After being closed due to Covid-19 lockdowns, the Muswellbrook Regional Arts Centre is set to reopen on Saturday 16 October with three new exhibitions.


Showing from 16 October to 18 December 2021, thye three new exhibitions will include:



In a century old house, at the far end of Ford Street, the one with the green door, lived Max.

Residing here for nearly his entire life, the home was an artistic mecca full of the remnants of a life of making, collecting and cultivating the cultural life of the Upper Hunter. Max’s house was a special place, a place where locals would gather to paint, talk-art and learn. A place where all were welcome, treated fairly and given time. Max’s House was a place where his parents had tolerated an exponentially growing eclectic collection, a collection which started to support a beloved brother but grew with community purpose.

Now his collection is a legacy. A gift to the community from a man who wanted to make sure that his hometown had access to gems of artistic greatness. By all accounts Max was a humble giant, he was a man whose actions, spirit and generosity changed the very fabric of his town.

During 2020, not long after Max passed away, Sydney-based artist Todd Fuller commenced a residency to research Max’s life and story. Working in lockdown, he interviewed Muswellbrook locals and undertook a digital residency for the Muswellbrook Regional Arts Centre to explore the Max Watters’ legacy.



A self-taught artist, Max began painting in the late 1950s; encouraged in his art by his older brother Frank, one of Australia’s most influential gallerists for over 50 years as director of Watters Gallery Sydney.

Max established his subject matter early – the rural landscapes of the Upper Hunter Region – and focused on this setting for most of his career.

Max was known not only for his artistic talent, but also his generous philanthropic nature. At the same time as beginning his own painting career, Max began collecting art, amassing one of the largest collections of contemporary art in rural Australia. In 2004, Max signed over his collection to the Muswellbrook Shire Council so that residents and visitors alike could enjoy in perpetuity his vision; to provide art education for generations to come, to inspire visual awareness and curiosity, and to promote culture as a tool for tourism in the region.

Max Watters lived a life in art, with art, and through art. Max was for the people of Muswellbrook a mentor, a benefactor, and a friend. A year on from Max’s passing at the age of 83, Max Watters: Art Is explores the creative, the diverse and the intimate through the lens of the Max Watters Collection together with Max’s own works.



When taking a photograph we are drawn to capturing the quick ‘happy snap’ or ‘selfie’. We seek to capture the moment, the fleeting memory that sparks an emotion that we want to hold onto forever.

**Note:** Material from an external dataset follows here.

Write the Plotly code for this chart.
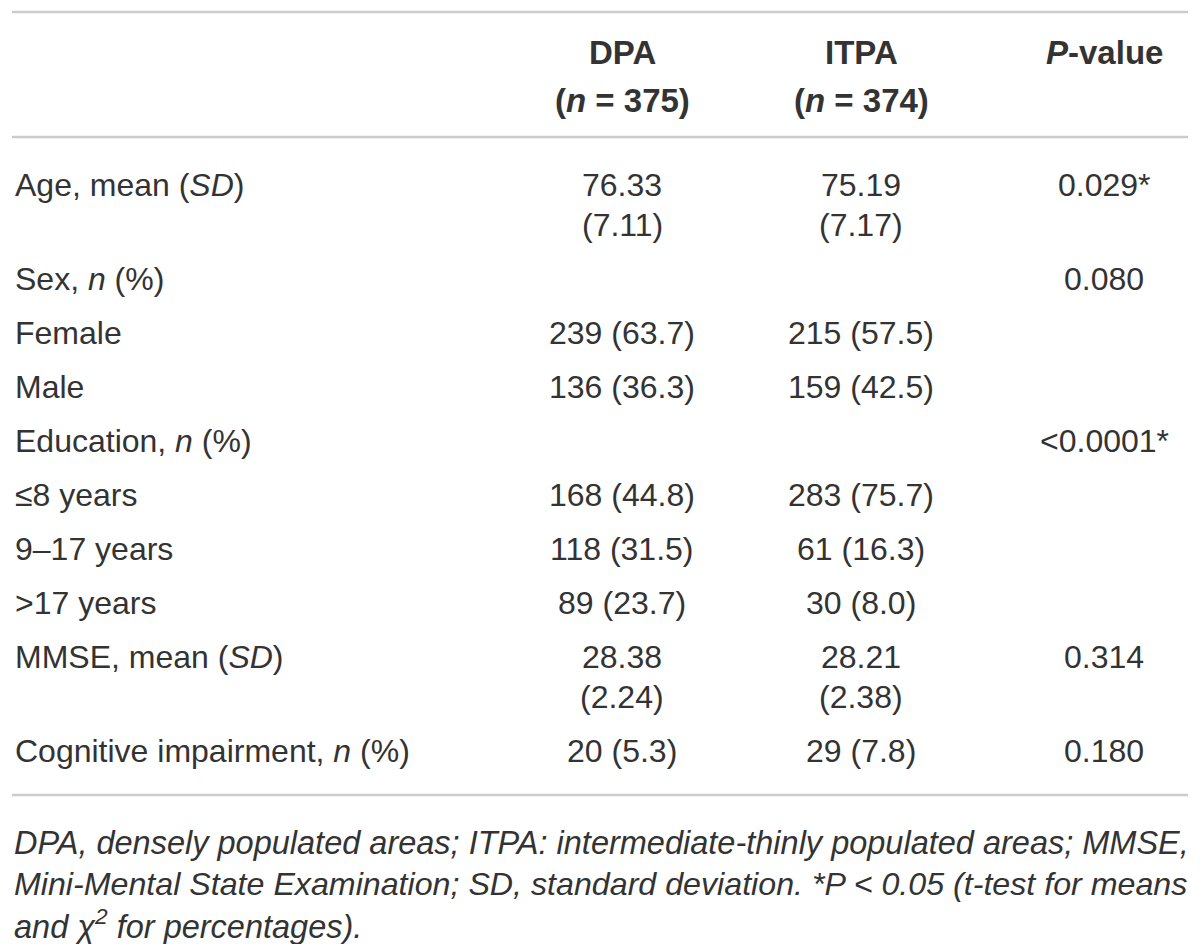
import plotly.graph_objects as go

# Contenido de la tabla
col_headers = ["<b>DPA</b><br><b>(<i>n</i> = 375)</b>",
               "<b>ITPA</b><br><b>(<i>n</i> = 374)</b>",
               "<b><i>P</i>-value</b>"]

row_labels = ["Age, mean (<i>SD</i>)", "Sex, <i>n</i> (%)", "Female", "Male",
              "Education, <i>n</i> (%)", "≤8 years", "9–17 years", "&gt;17 years",
              "MMSE, mean (<i>SD</i>)", "Cognitive impairment, <i>n</i> (%)"]

dpa = ["76.33<br>(7.11)", "", "239 (63.7)", "136 (36.3)", "", "168 (44.8)",
       "118 (31.5)", "89 (23.7)", "28.38<br>(2.24)", "20 (5.3)"]

itpa = ["75.19<br>(7.17)", "", "215 (57.5)", "159 (42.5)", "", "283 (75.7)",
        "61 (16.3)", "30 (8.0)", "28.21<br>(2.38)", "29 (7.8)"]

p_values = ["0.029*", "0.080", "", "", "&lt;0.0001*", "", "", "", "0.314", "0.180"]

footnote = ["<i>DPA, densely populated areas; ITPA: intermediate-thinly populated areas; MMSE,</i>",
            "<i>Mini-Mental State Examination; SD, standard deviation. *P &lt; 0.05 (t-test for means</i>",
            "<i>and χ<sup>2</sup> for percentages).</i>"]

# Estilo / geometría (coordenadas en píxeles de la página; el body tiene 8px de margen)
PAGE_W, PAGE_H, BODY = 1200, 944, 8
FONT = "Liberation Sans"
TXT = "#333333"
SIZE = 32
HEAD_SIZE = 33
foot_sizes = [32.5, 32.2, 32.5]
col_x = [622, 861, 1104]
LINE_H = 40
ROW_STEP = 54
left, right = 12, 1188

fig = go.Figure()


def add_text(x, y, txt, anchor="center", size=SIZE):
    fig.add_annotation(x=x, y=y, xref="x", yref="y", text=txt, showarrow=False,
                       xanchor=anchor, yanchor="middle",
                       font=dict(family=FONT, size=size, color=TXT))


# Encabezado
for cx, h in zip(col_x, col_headers):
    for i, part in enumerate(h.split("<br>")):
        add_text(cx, 52 + i * 48, part, size=HEAD_SIZE)

# Filas
y = 185
for lab, a, b, p in zip(row_labels, dpa, itpa, p_values):
    add_text(13, y, lab, anchor="left")
    nlines = 1
    for cx, cell in zip(col_x, [a, b, p]):
        parts = cell.split("<br>") if cell else []
        for i, part in enumerate(parts):
            add_text(cx, y + i * LINE_H, part)
        nlines = max(nlines, len(parts))
    y += ROW_STEP + (nlines - 1) * LINE_H

# Nota al pie
for i, (line, fs) in enumerate(zip(footnote, foot_sizes)):
    add_text(12, 843 + i * 40.5, line, anchor="left", size=fs)

# Líneas horizontales
for ly in [12, 137, 795]:
    fig.add_shape(type="line", x0=left, x1=right, y0=ly, y1=ly, xref="x", yref="y",
                  line=dict(color="#cccccc", width=2.5))

fig.update_xaxes(range=[BODY, PAGE_W], visible=False, fixedrange=True)
fig.update_yaxes(range=[PAGE_H, BODY], visible=False, fixedrange=True)
fig.update_layout(width=PAGE_W - BODY, height=PAGE_H - BODY,
                  margin=dict(l=0, r=0, t=0, b=0),
                  plot_bgcolor="white", paper_bgcolor="white", showlegend=False)

fig.write_html("out.html")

When you slow down and focus on the scene or subject matter before you, considering the conditions of lighting, framing and composition, you let yourself be immersed in new worlds of creating from the ordinary and everyday. We alternate our perspective and change the view, making the photograph enticing, making the viewer question and be drawn into another reality. That being said it is stated that alternative perspectives are places that that emerge through the everyday involvement of human beings, in the way in which people discover their world. Through photography it is a sense of depth or spatial relationship between objects in a photo.

In the case of this exhibition students have developed photographs that alter the way the viewer sees the world, the everyday and the ordinary. It is forcing the viewer to immerse them into another place, focusing, thinking and questioning.